- **MATERIAL PROVIDED**:
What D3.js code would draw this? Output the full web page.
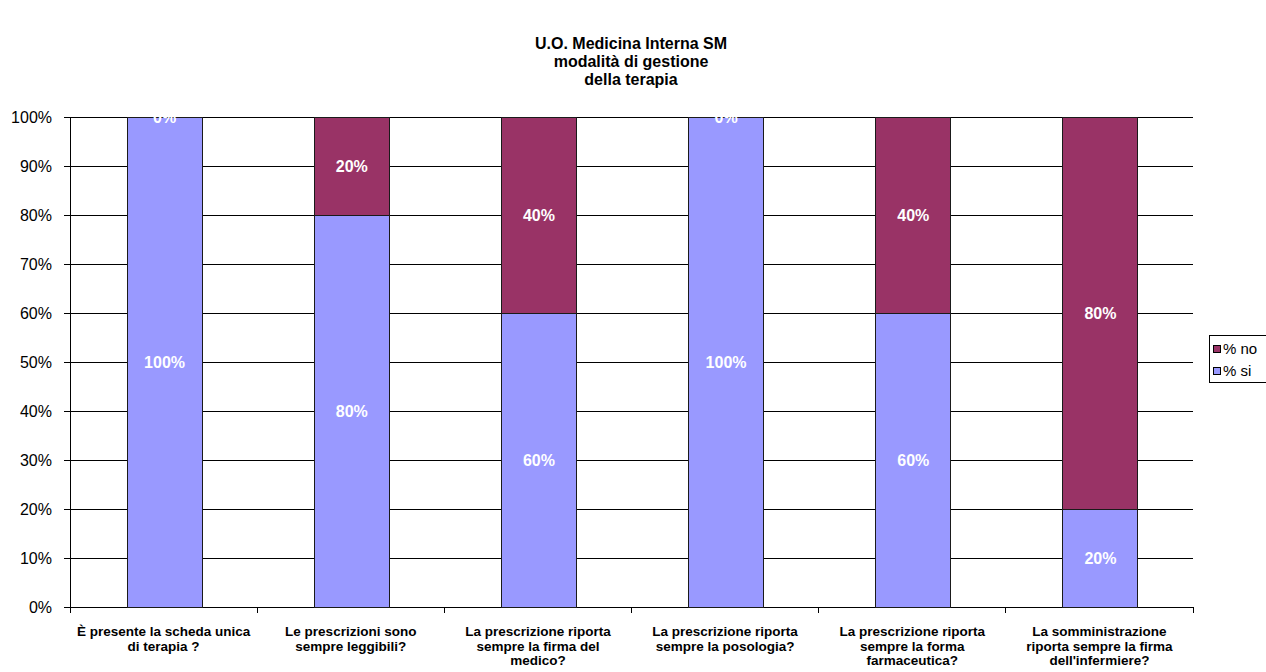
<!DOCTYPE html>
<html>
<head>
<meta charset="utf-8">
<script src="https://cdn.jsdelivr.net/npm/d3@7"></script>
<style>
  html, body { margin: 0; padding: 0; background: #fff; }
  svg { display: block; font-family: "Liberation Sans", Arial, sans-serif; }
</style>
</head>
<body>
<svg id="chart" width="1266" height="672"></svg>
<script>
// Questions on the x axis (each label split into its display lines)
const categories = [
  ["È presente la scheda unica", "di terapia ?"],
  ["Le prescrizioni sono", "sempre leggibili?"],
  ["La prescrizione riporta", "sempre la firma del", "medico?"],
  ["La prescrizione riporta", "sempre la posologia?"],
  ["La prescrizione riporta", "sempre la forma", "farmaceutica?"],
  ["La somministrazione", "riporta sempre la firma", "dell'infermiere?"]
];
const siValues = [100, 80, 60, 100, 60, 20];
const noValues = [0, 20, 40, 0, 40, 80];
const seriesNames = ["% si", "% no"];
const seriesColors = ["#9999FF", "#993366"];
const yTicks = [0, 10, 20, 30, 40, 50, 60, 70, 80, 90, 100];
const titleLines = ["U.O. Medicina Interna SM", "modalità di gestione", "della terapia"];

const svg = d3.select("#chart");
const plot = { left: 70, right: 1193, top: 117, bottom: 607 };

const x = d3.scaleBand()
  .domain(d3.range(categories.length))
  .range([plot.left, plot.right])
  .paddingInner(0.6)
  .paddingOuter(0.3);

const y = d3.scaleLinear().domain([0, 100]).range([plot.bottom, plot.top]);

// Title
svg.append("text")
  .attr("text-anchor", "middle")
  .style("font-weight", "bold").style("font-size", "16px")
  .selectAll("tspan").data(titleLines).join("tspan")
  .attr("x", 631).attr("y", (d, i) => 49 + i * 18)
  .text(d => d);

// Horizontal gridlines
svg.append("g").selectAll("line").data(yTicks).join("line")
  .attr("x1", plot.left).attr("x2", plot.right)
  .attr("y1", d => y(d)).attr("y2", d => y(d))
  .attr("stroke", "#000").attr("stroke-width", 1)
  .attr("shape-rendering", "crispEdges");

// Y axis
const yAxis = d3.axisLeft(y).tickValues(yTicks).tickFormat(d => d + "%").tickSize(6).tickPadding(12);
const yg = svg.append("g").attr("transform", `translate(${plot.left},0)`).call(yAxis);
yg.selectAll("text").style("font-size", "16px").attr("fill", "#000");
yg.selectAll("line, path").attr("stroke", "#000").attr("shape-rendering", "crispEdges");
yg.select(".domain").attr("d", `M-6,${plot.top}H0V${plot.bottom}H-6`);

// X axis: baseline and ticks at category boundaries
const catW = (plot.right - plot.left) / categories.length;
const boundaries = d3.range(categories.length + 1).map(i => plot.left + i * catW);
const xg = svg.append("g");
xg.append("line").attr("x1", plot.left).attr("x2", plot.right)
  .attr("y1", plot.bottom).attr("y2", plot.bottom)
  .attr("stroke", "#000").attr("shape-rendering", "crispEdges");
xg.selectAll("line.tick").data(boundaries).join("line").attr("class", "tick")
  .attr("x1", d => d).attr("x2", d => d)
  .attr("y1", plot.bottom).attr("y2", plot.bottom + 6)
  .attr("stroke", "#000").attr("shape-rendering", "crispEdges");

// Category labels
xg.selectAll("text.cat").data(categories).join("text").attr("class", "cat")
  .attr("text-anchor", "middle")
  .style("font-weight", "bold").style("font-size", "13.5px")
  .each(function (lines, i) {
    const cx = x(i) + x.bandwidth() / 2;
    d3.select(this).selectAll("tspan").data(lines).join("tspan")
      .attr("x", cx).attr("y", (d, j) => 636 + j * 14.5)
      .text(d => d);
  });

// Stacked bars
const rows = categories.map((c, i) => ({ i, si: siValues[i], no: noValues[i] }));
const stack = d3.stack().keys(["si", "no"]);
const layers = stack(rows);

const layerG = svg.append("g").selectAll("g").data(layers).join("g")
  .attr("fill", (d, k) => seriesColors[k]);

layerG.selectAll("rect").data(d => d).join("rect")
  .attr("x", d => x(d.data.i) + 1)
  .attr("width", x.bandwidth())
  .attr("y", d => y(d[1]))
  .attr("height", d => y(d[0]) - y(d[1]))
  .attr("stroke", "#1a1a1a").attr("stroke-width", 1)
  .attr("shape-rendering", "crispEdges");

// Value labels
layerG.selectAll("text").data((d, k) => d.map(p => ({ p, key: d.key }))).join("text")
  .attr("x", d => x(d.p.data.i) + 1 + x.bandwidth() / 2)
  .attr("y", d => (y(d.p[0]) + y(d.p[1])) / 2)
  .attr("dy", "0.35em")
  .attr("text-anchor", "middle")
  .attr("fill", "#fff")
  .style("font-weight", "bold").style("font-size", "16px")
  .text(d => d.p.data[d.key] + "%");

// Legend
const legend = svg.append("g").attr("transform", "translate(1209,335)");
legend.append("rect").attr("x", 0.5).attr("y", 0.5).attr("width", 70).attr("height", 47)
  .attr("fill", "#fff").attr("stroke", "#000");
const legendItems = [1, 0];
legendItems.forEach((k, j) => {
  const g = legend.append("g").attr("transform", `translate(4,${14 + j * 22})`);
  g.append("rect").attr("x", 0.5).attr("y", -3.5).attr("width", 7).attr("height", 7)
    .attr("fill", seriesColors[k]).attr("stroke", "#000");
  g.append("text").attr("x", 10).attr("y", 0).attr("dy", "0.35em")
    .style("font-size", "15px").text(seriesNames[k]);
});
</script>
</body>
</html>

- **PROBLEM DETAILS**: Restate the data word for word from its first line through the line with "117, bottom: 607", leaving out any picture along the way.

- **THE SOLUTION**:
What D3.js code would draw this? Output the full web page.
<!DOCTYPE html>
<html>
<head>
<meta charset="utf-8">
<script src="https://cdn.jsdelivr.net/npm/d3@7"></script>
<style>
  html, body { margin: 0; padding: 0; background: #fff; }
  svg { display: block; font-family: "Liberation Sans", Arial, sans-serif; }
</style>
</head>
<body>
<svg id="chart" width="1266" height="672"></svg>
<script>
// Questions on the x axis (each label split into its display lines)
const categories = [
  ["È presente la scheda unica", "di terapia ?"],
  ["Le prescrizioni sono", "sempre leggibili?"],
  ["La prescrizione riporta", "sempre la firma del", "medico?"],
  ["La prescrizione riporta", "sempre la posologia?"],
  ["La prescrizione riporta", "sempre la forma", "farmaceutica?"],
  ["La somministrazione", "riporta sempre la firma", "dell'infermiere?"]
];
const siValues = [100, 80, 60, 100, 60, 20];
const noValues = [0, 20, 40, 0, 40, 80];
const seriesNames = ["% si", "% no"];
const seriesColors = ["#9999FF", "#993366"];
const yTicks = [0, 10, 20, 30, 40, 50, 60, 70, 80, 90, 100];
const titleLines = ["U.O. Medicina Interna SM", "modalità di gestione", "della terapia"];

const svg = d3.select("#chart");
const plot = { left: 70, right: 1193, top: 117, bottom: 607 };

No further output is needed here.